Why Jonas Salk Was Often Despised When He Was Alive
In the 1940s and 1950s, the world was gripped by an epidemic. The polio virus was ravaging through homes, targeting children, and sometimes confining them to life inside an iron lung.
You would think that the man who developed the vaccine for polio, Dr. Jonas Salk, would be celebrated and showered with awards. In reality, Dr. Salk, who did become a celebrity of sorts, was disliked by his peers and was even denied a Nobel Prize.
According to New Atlantis, Dr. Salk had always wanted to change the world, even as a child. His brothers even teased him and called him "Little Jesus." Growing up in the aftermath of the 1918 influenza pandemic, Salk had been haunted by images of classmates sickened by that virus.
After graduating from medical school in New York, Dr. Salk joined a team studying a potential vaccine against the flu. In 1947, Dr. Salk became a professor of bacteriology at the University of Pittsburgh, explained Encyclopedia Britannica. There he began his research into polio. Several scientists from other universities worked on finding the different strains of polio. He demonstrated that some strains that had died could not induce the disease, but could help produce anti-bodies. Since it was an epidemic, polio research attracted many donors. Dr. Salk and his team benefited from a grant from March of Dimes. They needed the money because the trial involved millions of test subjects, mostly children. Two years after Dr. Salk first developed the vaccine, it was declared safe and effective.
A tainted vaccine
Dr. Salk went from ambitious researcher to celebrity almost overnight. He was lauded in the White House and the public alike. Dr. Salk told the New York Times that he disliked his fame and felt it set him apart from his colleagues too much.
Even before the polio vaccine was approved, other scientists questioned Dr. Salk's abilities. New Atlantis noted that the scientist Dr. Albert Sabin, who created an oral polio vaccine, admitted that Dr. Salk's discovery was groundbreaking, before tearing into Dr. Salk's findings and methods. Many researchers felt Dr. Salk's constant appearances on radio and TV talking about his vaccine was a sign of a glory hound. Doctors, some of whom had reservations about the vaccine, felt pressured to administer the vaccine anyway, simply because the parents had heard Dr. Salk talk about it.
Scientists began to mockingly call the vaccine the Salk vaccine, attaching his name to it in case it failed. Dr. Sabin claimed Dr. Salk's version of the vaccine wouldn't confer long-term immunity, while gossip mongers would later say the trial was dangerous and the vaccine could potentially kill its subjects. There were reports of patients developing paralytic polio during the trials caused by improperly prepared shots.
Even when the government approved Dr.
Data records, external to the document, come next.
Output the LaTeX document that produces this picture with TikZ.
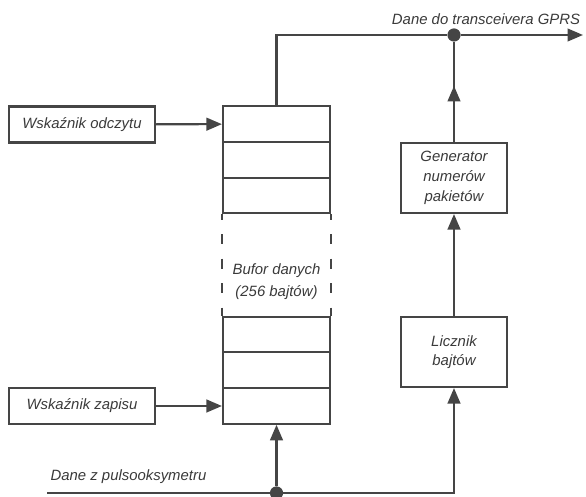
\documentclass[tikz,border=0pt]{standalone}
\usepackage{fontspec}
\setmainfont{Liberation Sans}
\usetikzlibrary{
  arrows.meta,
  decorations.markings
}

\definecolor{linegray}{HTML}{454545}
\definecolor{textgray}{HTML}{3A3A3A}

\tikzset{
  line/.style={draw=linegray, line width=1.5pt},
  conn/.style={line, -{Triangle[length=11pt,width=9pt]}},
  midarrow/.style={line, postaction={decorate}, decoration={markings,
      mark=at position 0.56 with {\arrow[linegray]{Triangle[length=11pt,width=9pt]}}}},
  cell/.style={line, minimum width=2.675cm, minimum height=0.8875cm, inner sep=0pt},
  box/.style={line, minimum width=2.65cm, minimum height=1.75cm, inner sep=2pt,
      align=center, text=textgray, font=\fontsize{10.6}{14}\selectfont\itshape},
  ptr/.style={box, minimum width=3.65cm, minimum height=0.9cm},
  dot/.style={circle, fill=linegray, inner sep=0pt, minimum size=0.33cm},
  lbl/.style={text=textgray, font=\fontsize{10.6}{15.6}\selectfont\itshape, align=center}
}

\begin{document}
\begin{tikzpicture}[x=0.025cm, y=-0.025cm]
  \useasboundingbox (0,0) rectangle (586,497);

  % buffer cells
  \foreach \n/\y in {c1/124, c2/160, c3/195.5, c4/334.5, c5/370, c6/406} {
      \node[cell] (\n) at (276.5,\y) {};
    }
  \draw[line, dash pattern=on 7.1pt off 10.3pt, dash phase=3.2pt]
  (c3.south west) -- (c4.north west);
  \draw[line, dash pattern=on 7.1pt off 10.3pt, dash phase=3.2pt]
  (c3.south east) -- (c4.north east);
  \node[lbl] (buf) at (276.5,282) {Bufor danych\\(256 bajtów)};

  \node[ptr] (rdptr) at (82,124.5) {Wskaźnik odczytu};
  \node[ptr] (wrptr) at (82,406) {Wskaźnik zapisu};
  \node[box] (gen) at (454,178) {Generator\\numerów\\pakietów};
  \node[box] (cnt) at (454,352) {Licznik\\bajtów};

  \coordinate (topY) at (0,35);
  \coordinate (outEnd) at (583,35);
  \coordinate (inStart) at (47,493);
  \node[dot] (dotT) at (gen.north |- topY) {};
  \node[dot] (dotB) at (c6.south |- inStart) {};

  \draw[conn] (rdptr) -- (c1);
  \draw[conn] (wrptr) -- (c6);
  \draw[line] (c1.north) |- (dotT);
  \draw[conn] (dotT) -- (outEnd);
  \draw[midarrow] (gen.north) -- (dotT);
  \draw[conn] (cnt.north) -- (gen.south);
  \draw[line] (inStart) -- (dotB);
  \draw[conn] (dotB) -| (cnt.south);
  \draw[conn] (dotB) -- (c6.south);

  \node[lbl, anchor=east] (outLbl) at (585,19) {Dane do transceivera GPRS};
  \node[lbl] (inLbl) at (128.5,477) {Dane z pulsooksymetru};
\end{tikzpicture}
\end{document}
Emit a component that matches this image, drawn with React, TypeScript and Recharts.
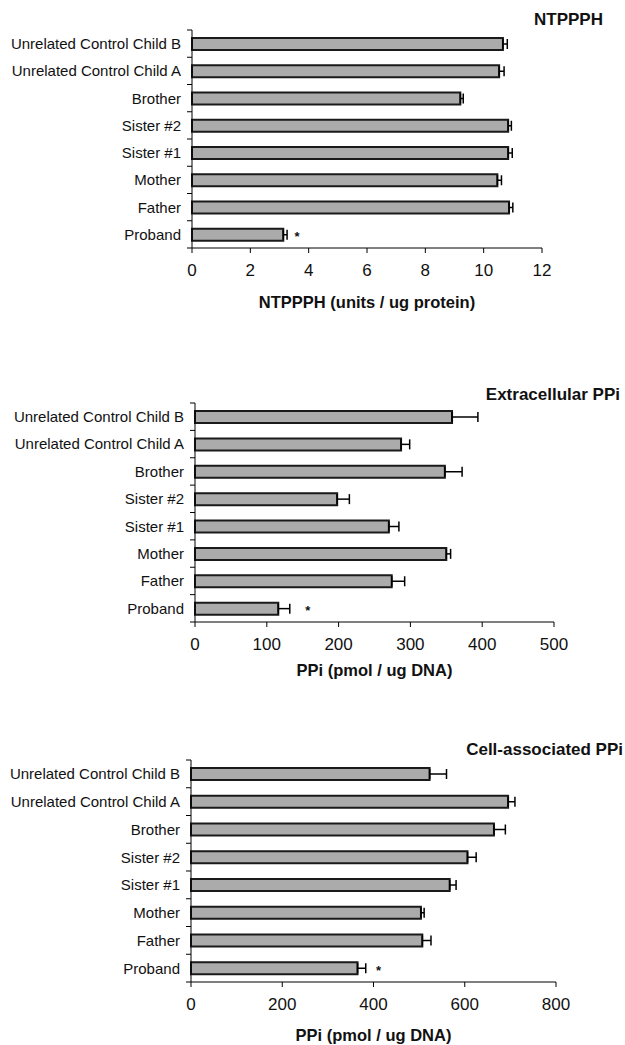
import React from 'react';
import { BarChart, Bar, XAxis, YAxis, ErrorBar, ReferenceDot } from 'recharts';

const categories = [
  'Unrelated Control Child B',
  'Unrelated Control Child A',
  'Brother',
  'Sister #2',
  'Sister #1',
  'Mother',
  'Father',
  'Proband',
];

// NTPPPH (units / ug protein)
const ntppphMean = [10.66, 10.53, 9.2, 10.84, 10.84, 10.47, 10.87, 3.13];
const ntppphErr = [0.15, 0.17, 0.1, 0.11, 0.14, 0.14, 0.13, 0.13];
const ntppphTicks = [0, 2, 4, 6, 8, 10, 12];

// Extracellular PPi (pmol / ug DNA)
const extraMean = [358, 287, 348, 198, 270, 350, 274, 116];
const extraErr = [36, 12, 24, 17, 14, 6, 18, 16];
const extraTicks = [0, 100, 200, 300, 400, 500];

// Cell-associated PPi (pmol / ug DNA)
const cellMean = [523, 695, 664, 606, 567, 504, 507, 365];
const cellErr = [37, 15, 25, 19, 14, 7, 19, 18];
const cellTicks = [0, 200, 400, 600, 800];

// x position of the significance asterisk next to Proband
const starX = [3.6, 157, 411];

const FONT = '"Liberation Sans", Arial, sans-serif';

const toRows = (means: number[], errs: number[]) =>
  categories.map((name, i) => ({ name, value: means[i], err: [0, errs[i]] }));

const CategoryTick = (props: any) => {
  const { x, y, payload, index, visibleTicksCount } = props;
  const half = payload.offset || 13.6;
  return (
    <g>
      <line x1={x - 5} x2={x} y1={y - half} y2={y - half} stroke="#000" />
      {index === visibleTicksCount - 1 && (
        <line x1={x - 5} x2={x} y1={y + half} y2={y + half} stroke="#000" />
      )}
      <text x={x - 11} y={y} dy="0.36em" textAnchor="end" fontSize={15} fill="#111" fontFamily={FONT}>
        {payload.value}
      </text>
    </g>
  );
};

const Star = (props: any) => (
  <text x={props.cx} y={props.cy + 7} textAnchor="middle" fontSize={13} fontWeight="bold" fill="#111" fontFamily={FONT}>
    *
  </text>
);

interface PanelProps {
  top: number;
  height: number;
  title: string;
  titleRight: number;
  titleTop: number;
  rows: any[];
  ticks: number[];
  yWidth: number;
  margin: { top: number; right: number; left: number; bottom: number };
  xHeight: number;
  axisLabel: string;
  labelOffset: number;
  star: number;
}

function Panel(p: PanelProps) {
  return (
    <div style={{ position: 'absolute', left: 0, top: p.top, width: 625, height: p.height }}>
      <div
        style={{
          position: 'absolute',
          right: p.titleRight,
          top: p.titleTop,
          fontSize: 17,
          lineHeight: '18px',
          fontWeight: 'bold',
          color: '#111',
          whiteSpace: 'nowrap',
        }}
      >
        {p.title}
      </div>
      <BarChart width={625} height={p.height} data={p.rows} layout="vertical" margin={p.margin}>
        <XAxis
          type="number"
          domain={[0, p.ticks[p.ticks.length - 1]]}
          ticks={p.ticks}
          height={p.xHeight}
          axisLine={{ stroke: '#000' }}
          tickLine={{ stroke: '#000' }}
          tickSize={5}
          tickMargin={11}
          tick={{ fontSize: 17, fill: '#111', fontFamily: FONT }}
          label={{
            value: p.axisLabel,
            position: 'insideBottom',
            offset: p.labelOffset,
            fontSize: 16.5,
            fontWeight: 'bold',
            fill: '#111',
            fontFamily: FONT,
          }}
        />
        <YAxis
          type="category"
          dataKey="name"
          width={p.yWidth}
          interval={0}
          tickSize={0}
          tickMargin={0}
          tickLine={false}
          axisLine={{ stroke: '#000' }}
          tick={<CategoryTick />}
        />
        <Bar dataKey="value" fill="#ababab" stroke="#1a1a1a" strokeWidth={2} barSize={12} isAnimationActive={false}>
          <ErrorBar dataKey="err" direction="x" width={5} stroke="#000" strokeWidth={1.5} isAnimationActive={false} />
        </Bar>
        <ReferenceDot x={p.star} y="Proband" r={2} shape={<Star />} ifOverflow="visible" />
      </BarChart>
    </div>
  );
}

export default function App() {
  return (
    <div
      style={{
        position: 'absolute',
        left: 0,
        top: 0,
        width: 625,
        height: 1045,
        background: '#fff',
        fontFamily: FONT,
      }}
    >
      <Panel
        top={0}
        height={320}
        title="NTPPPH"
        titleRight={22}
        titleTop={11}
        rows={toRows(ntppphMean, ntppphErr)}
        ticks={ntppphTicks}
        yWidth={192}
        margin={{ top: 30, right: 83, left: 0, bottom: 2 }}
        xHeight={70}
        axisLabel="NTPPPH (units / ug protein)"
        labelOffset={10}
        star={starX[0]}
      />
      <Panel
        top={360}
        height={320}
        title="Extracellular PPi"
        titleRight={5}
        titleTop={26}
        rows={toRows(extraMean, extraErr)}
        ticks={extraTicks}
        yWidth={195}
        margin={{ top: 43, right: 71, left: 0, bottom: 2 }}
        xHeight={56}
        axisLabel="PPi (pmol / ug DNA)"
        labelOffset={2}
        star={starX[1]}
      />
      <Panel
        top={720}
        height={325}
        title="Cell-associated PPi"
        titleRight={2}
        titleTop={21}
        rows={toRows(cellMean, cellErr)}
        ticks={cellTicks}
        yWidth={191}
        margin={{ top: 40, right: 69, left: 0, bottom: 2 }}
        xHeight={61}
        axisLabel="PPi (pmol / ug DNA)"
        labelOffset={2}
        star={starX[2]}
      />
    </div>
  );
}
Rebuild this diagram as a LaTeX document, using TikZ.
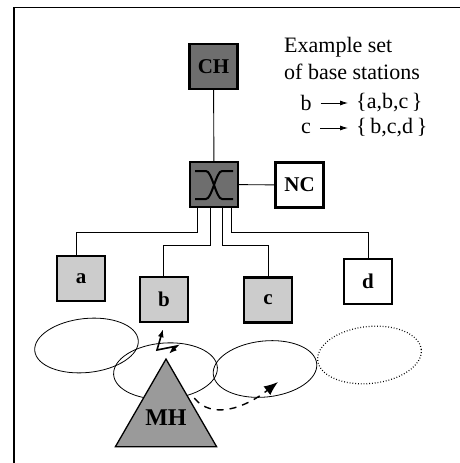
\documentclass[tikz,border=0pt]{standalone}
\usepackage{fontspec}
\setmainfont{Liberation Serif}
\usetikzlibrary{arrows.meta,calc,shapes.geometric}
\definecolor{darkfill}{HTML}{6E6E6E}
\definecolor{lightfill}{HTML}{CCCCCC}
\definecolor{mhfill}{HTML}{9A9A9A}
\begin{document}
\begin{tikzpicture}[x=1pt,y=-1pt,
  station/.style={draw,line width=2.4pt,minimum width=48pt,minimum height=45pt,
    inner sep=0pt,font=\fontsize{21}{24}\selectfont\bfseries},
  wire/.style={line width=0.9pt},
  cell/.style={line width=0.8pt},
  bolt/.style={line width=1.6pt,{Latex[length=8pt,width=6pt]}-{Latex[length=8pt,width=6pt]}},
  move/.style={line width=1.4pt,dash pattern=on 7pt off 6pt,-{Latex[length=14pt,width=11pt]}},
  note/.style={font=\fontsize{22}{26}\selectfont,inner sep=0pt,anchor=west},
  setlbl/.style={font=\fontsize{22}{25}\selectfont,inner sep=0pt},
  maparrow/.style={line width=0.8pt,-{Latex[length=8pt,width=5pt]}},
]
\useasboundingbox (0,0) rectangle (460,463);

% frame
\draw[line width=1.8pt] (14,463) -- (14,7.5) -- (460,7.5);

% stations
\node[station,fill=darkfill] (ch) at (213.5,66.5) {CH};
\node[station,fill=darkfill] (sw) at (214,184.5) {};
\node[station,fill=white]    (nc) at (299.5,185) {NC};
\node[station,fill=lightfill] (a) at (81,278.5) {a};
\node[station,fill=lightfill] (b) at (164,299.5) {b};
\node[station,fill=lightfill] (c) at (268,300) {c};
\node[station,fill=white]     (d) at (368,281.5) {d};

% switch symbol
\begin{scope}[shift={(sw.center)},line width=2pt]
  \draw (-19,-13.5) -- (-8,-13.5) .. controls (-2,-13.5) and (2,14.5) .. (8,14.5) -- (19,14.5);
  \draw (19,-13.5) -- (8,-13.5) .. controls (2,-13.5) and (-2,14.5) .. (-8,14.5) -- (-19,14.5);
\end{scope}

% wiring
\draw[wire] (ch) -- (sw);
\draw[wire] (sw) -- (nc);
\draw[wire] ([xshift=-17pt]sw.south) -- ++(0,24) -| ([xshift=-5pt]a.north);
\draw[wire] ([xshift=-4pt]sw.south) -- ++(0,37) -| ([xshift=-1pt]b.north);
\draw[wire] ([xshift=8pt]sw.south) -- ++(0,37) -| (c.north);
\draw[wire] ([xshift=17pt]sw.south) -- ++(0,24) -| (d.north);

% radio cells
\draw[cell] (86.5,345.5) ellipse [x radius=52pt, y radius=27pt, rotate=6];
\draw[cell] (165.5,371) ellipse [x radius=52pt, y radius=28pt, rotate=4];
\draw[cell] (265,369) ellipse [x radius=52pt, y radius=28pt, rotate=6];
\draw[cell,dotted,line width=1.2pt] (369.5,355) ellipse [x radius=52pt, y radius=28.5pt, rotate=6];

% mobile host
\node[regular polygon,regular polygon sides=3,minimum size=92pt,draw,line width=1.3pt,
  fill=mhfill,inner sep=0pt,font=\fontsize{24}{28}\selectfont\bfseries] (mh) at (166,417.5)
  {\raisebox{-9pt}{MH}};

% radio link and handoff
\draw[bolt] ($(b.south)+(-1,6)$) -- (157,350) -- (177,346) -- ($(mh.corner 1)+(3,-4)$);
\coordinate (handoff) at (278,382);
\draw[move] ($(mh.corner 1)!0.45!(mh.corner 3)+(5,0)$)
  .. controls (212,420) and (245,408) .. (handoff);

% base-station sets
\node[note] (ex1) at (284,47) {Example set};
\node[note] (ex2) at (284,72) {of base stations};
\node[setlbl] (bk) at (306,103) {b};
\node[setlbl,anchor=west] (bset) at (356,103) {\{a,b,c\,\}};
\node[setlbl] (ck) at (306,128) {c};
\node[setlbl,anchor=west] (cset) at (356,128) {\{\,b,c,d\,\}};
\draw[maparrow] ($(bk.east)+(9,0)$) -- ($(bset.west)+(-8,0)$);
\draw[maparrow] ($(ck.east)+(9,0)$) -- ($(cset.west)+(-8,0)$);
\end{tikzpicture}
\end{document}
Salk's vaccine, other researchers still felt he was too ambitious. Dr. Salk believed polio could be eradicated, but even his mentor said it was impossible.
Maligned in his own institution
The mentor was wrong. In 2019, the World Health Organization announced all but one strain of polio had been eliminated, thanks to global vaccination efforts.
Despite developing the first polio vaccine and becoming a celebrity, Dr. Salk was never honored for his discovery. He was denied entry into the National Academy of Sciences, of which Dr. Sabin became a member. Dr. Sabin later called Dr. Salk's vaccine as "kitchen work." The Salk vaccine suffered from the trial cases that developed polio, and governments would later use Dr. Sabin's work, though Dr. Salk would remain popular. The Centers for Disease Control and Prevention, however, called for the exclusive use of the Salk vaccine to further eliminate polio.
Wanting to further work on biology and society, Dr. Salk established the Salk Institute for Biological Studies in San Diego. The institute quickly became a destination for researchers and has produced Noble laureates. But even in his own institution, Dr. Salk was marginalized. The book Jonas Salk: A Life discussed how he was never again taken seriously as a scientist, even as he researched cures for AIDS and multiple sclerosis. Much of this has to do with his interest in biophilosphy, a mixture of biology and philosophy. He also saw his lab taken from him, and he was given a largely symbolic role in the organization bearing his name. Dr. Salk was paraded around for fund-raising.
Dr. Salk died in 1995 from heart failure, before his vaccine would once again be celebrated.